21 декабря в Москве торжественно праздновали 70-летие Сталина. В президиуме торжественного заседания, состоявшегося в Большом театре, Мао Цзэдун сидел по левую руку от Сталина (по правую руку находился Н.С. Хрущев). Текст выступления Мао Цзэдуна зачитал Н.Т. Федоренко. В этой короткой речи содержались и такие слова: «Товарищ Сталин – учитель и друг народов мира, а также учитель и друг народа Китая. Он развил революционную теорию марксизма-ленинизма, внес выдающийся и весомейший вклад в дело мирового коммунистического движения. Народ Китая в ходе своей тяжелой борьбы против угнетателей глубоко ощущал важность дружбы со стороны товарища Сталина». При этих словах зал взорвался аплодисментами. Сталин повернулся к Мао Цзэдуну, благодарно кивнул, улыбнулся и зааплодировал вместе с залом.

Далее в речи говорилось: «На этом торжественном заседании я имею честь от имени народа Китая и Коммунистической партии Китая поздравить товарища Сталина с семидесятилетием, пожелать ему здоровья и долголетия. Желаю счастья и процветания нашему великому другу и союзнику, Советскому Союзу, находящемуся под руководством товарища Сталина. Да здравствует великое небывалое единство мирового рабочего класса под руководством товарища Сталина». [285]

Оба руководителя по этому случаю демонстрировали друг другу и перед внешним миром свою заинтересованность в сохранении и развитии двусторонних отношений союза и дружбы. При этом Мао Цзэдун считал необходимым и был вынужден именовать Сталина не только «другом», но и «учителем» народа Китая.
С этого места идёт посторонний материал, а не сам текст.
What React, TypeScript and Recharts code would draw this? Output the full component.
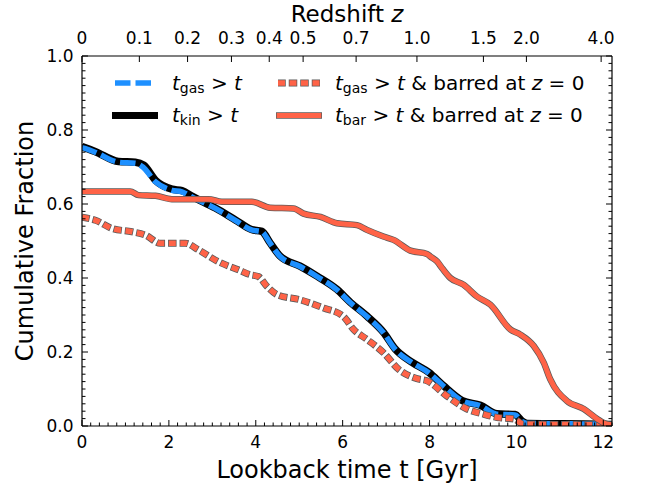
import React from "react";
import { LineChart, Line, XAxis, YAxis, Legend } from "recharts";

// lookback time [Gyr] and cumulative fraction
const gasTime = [0, 0.3, 0.84, 1.23, 1.4, 1.69, 2.07, 2.3, 2.53, 3.07, 3.53, 3.9, 4.14, 4.33, 4.56, 5.02, 5.41, 5.87, 6.18, 6.56, 6.94, 7.21, 7.6, 7.98, 8.32, 8.75, 9.17, 9.55, 9.97, 10.13, 10.25, 11.9, 12.2];
const gasFrac = [0.753, 0.74, 0.713, 0.71, 0.7, 0.66, 0.637, 0.633, 0.619, 0.588, 0.556, 0.53, 0.525, 0.494, 0.458, 0.431, 0.404, 0.368, 0.333, 0.296, 0.252, 0.207, 0.171, 0.144, 0.108, 0.068, 0.055, 0.032, 0.03, 0.012, 0.007, 0.005, 0.004];

const kinTime = [0, 0.3, 0.84, 1.23, 1.42, 1.7, 2.07, 2.3, 2.55, 3.07, 3.53, 3.9, 4.14, 4.33, 4.56, 5.02, 5.41, 5.87, 6.18, 6.56, 6.94, 7.21, 7.6, 7.98, 8.32, 8.75, 9.17, 9.55, 9.97, 10.13, 10.25, 11.9, 12.2];
const kinFrac = [0.755, 0.742, 0.715, 0.713, 0.705, 0.663, 0.64, 0.636, 0.62, 0.589, 0.557, 0.531, 0.526, 0.495, 0.459, 0.432, 0.405, 0.369, 0.334, 0.297, 0.253, 0.208, 0.172, 0.145, 0.109, 0.069, 0.056, 0.033, 0.031, 0.013, 0.007, 0.005, 0.004];

const barGasTime = [0, 0.31, 0.69, 1.15, 1.46, 1.8, 2.38, 2.68, 3.14, 3.6, 3.87, 4.06, 4.26, 4.49, 5.02, 5.56, 6.02, 6.25, 6.56, 6.94, 7.29, 7.71, 7.94, 8.4, 8.86, 9.24, 9.55, 9.94, 10.16, 11.9, 12.2];
const barGasFrac = [0.564, 0.556, 0.534, 0.525, 0.516, 0.494, 0.494, 0.476, 0.444, 0.422, 0.409, 0.404, 0.377, 0.355, 0.341, 0.319, 0.296, 0.261, 0.234, 0.198, 0.153, 0.128, 0.122, 0.081, 0.046, 0.032, 0.023, 0.019, 0.005, 0.003, 0.002];

const barTime = [0, 1.11, 1.3, 1.69, 2.07, 2.91, 3.22, 3.91, 4.33, 4.87, 5.1, 5.49, 5.87, 6.33, 6.56, 6.94, 7.17, 7.56, 7.94, 8.02, 8.17, 8.3, 8.48, 8.78, 9.09, 9.4, 9.86, 10.09, 10.4, 10.63, 10.78, 11.16, 11.55, 11.86, 12.01, 12.2];
const barFrac = [0.634, 0.634, 0.624, 0.622, 0.613, 0.613, 0.606, 0.606, 0.59, 0.588, 0.574, 0.565, 0.548, 0.543, 0.53, 0.512, 0.503, 0.474, 0.465, 0.458, 0.445, 0.425, 0.4, 0.382, 0.35, 0.328, 0.261, 0.247, 0.216, 0.171, 0.126, 0.068, 0.046, 0.019, 0.008, 0.003];

// top axis: redshift labels at their lookback times
const zTickTimes = [0, 1.32, 2.43, 3.44, 4.31, 5.09, 6.31, 7.71, 9.24, 10.23, 11.95];
const zTickLabels = ["0", "0.1", "0.2", "0.3", "0.4", "0.5", "0.7", "1.0", "1.5", "2.0", "4.0"];

const tMajor = [0, 2, 4, 6, 8, 10, 12];
const fMajor = [0, 0.2, 0.4, 0.6, 0.8, 1.0];

const tTicks: number[] = [];
for (let i = 0; i <= 61; i++) tTicks.push(Math.round(i * 2) / 10);
const fTicks: number[] = [];
for (let i = 0; i <= 50; i++) fTicks.push(Math.round(i * 2) / 100);

const zip = (xs: number[], ys: number[]) => xs.map((t, i) => ({ t, f: ys[i] }));
const gasData = zip(gasTime, gasFrac);
const kinData = zip(kinTime, kinFrac);
const barGasData = zip(barGasTime, barGasFrac);
const barData = zip(barTime, barFrac);

const FONT = "DejaVu Sans";
const TICK_FS = 17;
const BLUE = "#1E90FF";
const RED = "#FF6347";
const EDGE = "#5a5a5a";
const MAJOR = 6;
const MINOR = 3.5;

const isMajorT = (v: number) => tMajor.some((m) => Math.abs(m - v) < 1e-6);
const isMajorF = (v: number) => fMajor.some((m) => Math.abs(m - v) < 1e-6);

const BottomTick = (p: any) => {
  const v = p.payload.value;
  const major = isMajorT(v);
  return (
    <g>
      <line x1={p.x} x2={p.x} y1={p.y} y2={p.y - (major ? MAJOR : MINOR)} stroke="#000" strokeWidth={1} />
      {major && (
        <text x={p.x} y={p.y + 22} textAnchor="middle" fontSize={TICK_FS} fontFamily={FONT} fill="#000">
          {String(v)}
        </text>
      )}
    </g>
  );
};

const TopTick = (p: any) => {
  const idx = zTickTimes.findIndex((z) => Math.abs(z - p.payload.value) < 1e-6);
  return (
    <g>
      <line x1={p.x} x2={p.x} y1={p.y} y2={p.y + MAJOR} stroke="#000" strokeWidth={1} />
      <text x={p.x} y={p.y - 12} textAnchor="middle" fontSize={TICK_FS} fontFamily={FONT} fill="#000">
        {zTickLabels[idx]}
      </text>
    </g>
  );
};

const LeftTick = (p: any) => {
  const v = p.payload.value;
  const major = isMajorF(v);
  return (
    <g>
      <line x1={p.x} x2={p.x + (major ? MAJOR : MINOR)} y1={p.y} y2={p.y} stroke="#000" strokeWidth={1} />
      {major && (
        <text x={p.x - 8.5} y={p.y + 6} textAnchor="end" fontSize={TICK_FS} fontFamily={FONT} fill="#000">
          {v.toFixed(1)}
        </text>
      )}
    </g>
  );
};

const RightTick = (p: any) => {
  const major = isMajorF(p.payload.value);
  return <line x1={p.x} x2={p.x - (major ? MAJOR : MINOR)} y1={p.y} y2={p.y} stroke="#000" strokeWidth={1} />;
};

const Sub = ({ s }: { s: string }) => (
  <>
    <tspan fontStyle="italic">t</tspan>
    <tspan fontSize={14} dy={3}>{s}</tspan>
    <tspan dy={-3}>{" > "}</tspan>
    <tspan fontStyle="italic">t</tspan>
  </>
);

const LegendBox = () => (
  <svg width={651} height={140} style={{ display: "block" }}>
    <g fontFamily={FONT} fontSize={20} fill="#000">
      <line x1={115} x2={152} y1={83} y2={83} stroke={BLUE} strokeWidth={5.5} strokeDasharray="15.5 5" />
      <text x={172} y={90}><Sub s="gas" /></text>
      <line x1={112} x2={158} y1={115.5} y2={115.5} stroke="#000" strokeWidth={7} />
      <text x={172} y={122}><Sub s="kin" /></text>

      <line x1={278} x2={320} y1={83} y2={83} stroke={EDGE} strokeWidth={7} strokeDasharray="8.5 3" strokeDashoffset={0.75} />
      <line x1={278} x2={320} y1={83} y2={83} stroke={RED} strokeWidth={5.5} strokeDasharray="7 4.5" />
      <text x={335} y={90}>
        <Sub s="gas" />
        {" & barred at "}
        <tspan fontStyle="italic">z</tspan>
        {" = 0"}
      </text>
      <line x1={276} x2={322} y1={115.5} y2={115.5} stroke={EDGE} strokeWidth={6.5} />
      <line x1={276.7} x2={321.3} y1={115.5} y2={115.5} stroke={RED} strokeWidth={5} />
      <text x={335} y={122}>
        <Sub s="bar" />
        {" & barred at "}
        <tspan fontStyle="italic">z</tspan>
        {" = 0"}
      </text>
    </g>
  </svg>
);

const BottomTitle = (props: any) => {
  const vb = props.viewBox || { x: 82, y: 426, width: 530, height: 60 };
  return (
    <text x={vb.x + vb.width / 2} y={vb.y + 52} textAnchor="middle" fontSize={24} fontFamily={FONT} fill="#000">
      Lookback time t [Gyr]
    </text>
  );
};

const TopTitle = (props: any) => {
  const vb = props.viewBox || { x: 82, y: 0, width: 530, height: 56 };
  return (
    <text x={vb.x + vb.width / 2} y={vb.y + 21.5} textAnchor="middle" fontSize={23} fontFamily={FONT} fill="#000">
      Redshift <tspan fontStyle="italic">z</tspan>
    </text>
  );
};

const LeftTitle = (props: any) => {
  const vb = props.viewBox || { x: 0, y: 56, width: 82, height: 370 };
  const cx = vb.x + 33;
  const cy = vb.y + vb.height / 2;
  return (
    <text x={cx} y={cy} transform={`rotate(-90 ${cx} ${cy})`} textAnchor="middle" fontSize={24} fontFamily={FONT} fill="#000">
      Cumulative Fraction
    </text>
  );
};

export default function App() {
  return (
    <div style={{ position: "absolute", left: 0, top: 0, width: 651, height: 486, background: "#fff" }}>
      <LineChart width={651} height={486} margin={{ top: 0, right: 0, bottom: 0, left: 0 }}>
        <XAxis
          xAxisId="bottom"
          dataKey="t"
          type="number"
          domain={[0, 12.2]}
          allowDataOverflow
          ticks={tTicks}
          interval={0}
          height={60}
          tickSize={0}
          tickMargin={0}
          tickLine={false}
          tick={BottomTick}
          axisLine={{ stroke: "#000", strokeWidth: 1.2 }}
          label={{ content: BottomTitle }}
        />
        <XAxis
          xAxisId="top"
          orientation="top"
          dataKey="t"
          type="number"
          domain={[0, 12.2]}
          allowDataOverflow
          ticks={zTickTimes}
          interval={0}
          height={56}
          tickSize={0}
          tickMargin={0}
          tickLine={false}
          tick={TopTick}
          axisLine={{ stroke: "#000", strokeWidth: 1.2 }}
          label={{ content: TopTitle }}
        />
        <YAxis
          yAxisId="left"
          type="number"
          domain={[0, 1]}
          allowDataOverflow
          ticks={fTicks}
          interval={0}
          width={82}
          tickSize={0}
          tickMargin={0}
          tickLine={false}
          tick={LeftTick}
          axisLine={{ stroke: "#000", strokeWidth: 1.2 }}
          label={{ content: LeftTitle }}
        />
        <YAxis
          yAxisId="right"
          orientation="right"
          type="number"
          domain={[0, 1]}
          allowDataOverflow
          ticks={fTicks}
          interval={0}
          width={39}
          tickSize={0}
          tickMargin={0}
          tickLine={false}
          tick={RightTick}
          axisLine={{ stroke: "#000", strokeWidth: 1.2 }}
        />
        <Legend
          layout="horizontal"
          verticalAlign="middle"
          align="center"
          wrapperStyle={{ left: 0, top: 0, width: 651, height: 140 }}
          content={() => <LegendBox />}
        />
        <Line data={kinData} xAxisId="bottom" yAxisId="left" dataKey="f" type="monotone" stroke="#000" strokeWidth={7.5} dot={false} activeDot={false} isAnimationActive={false} strokeLinejoin="round" />
        <Line data={gasData} xAxisId="bottom" yAxisId="left" dataKey="f" type="monotone" stroke={BLUE} strokeWidth={5.5} strokeDasharray="15.5 5" dot={false} activeDot={false} isAnimationActive={false} strokeLinejoin="round" />
        <Line data={barGasData} xAxisId="bottom" yAxisId="left" dataKey="f" type="monotone" stroke={EDGE} strokeWidth={7} strokeDasharray="8.5 3" strokeDashoffset={0.75} dot={false} activeDot={false} isAnimationActive={false} strokeLinejoin="round" />
        <Line data={barGasData} xAxisId="bottom" yAxisId="left" dataKey="f" type="monotone" stroke={RED} strokeWidth={5.5} strokeDasharray="7 4.5" dot={false} activeDot={false} isAnimationActive={false} strokeLinejoin="round" />
        <Line data={barData} xAxisId="bottom" yAxisId="left" dataKey="f" type="monotone" stroke={EDGE} strokeWidth={6.5} dot={false} activeDot={false} isAnimationActive={false} strokeLinejoin="round" />
        <Line data={barData} xAxisId="bottom" yAxisId="left" dataKey="f" type="monotone" stroke={RED} strokeWidth={5} dot={false} activeDot={false} isAnimationActive={false} strokeLinejoin="round" />
      </LineChart>
    </div>
  );
}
Не учителем Мао Цзэдуна, а учителем народа Китая. (Кстати, в китайском языке понятие «учитель» выражается несколькими различными словами, использовавшимися в лексиконе Мао Цзэдуна. Мао Цзэдун, поучая свою партию, неоднократно говорил об «учителях наоборот», то есть о тех, кто учит тому, как не следует поступать, кого следует расценивать только негативно.)

Как бы там ни было, а такого рода высказывания Мао Цзэдуна говорили Сталину, что, по сути дела, Мао Цзэдун заинтересован в грядущих переговорах и в оказании Советским Союзом помощи Китайской Народной Республике. Дело было, очевидно, в поисках формы, которая позволила бы обеим сторонам начать такие переговоры.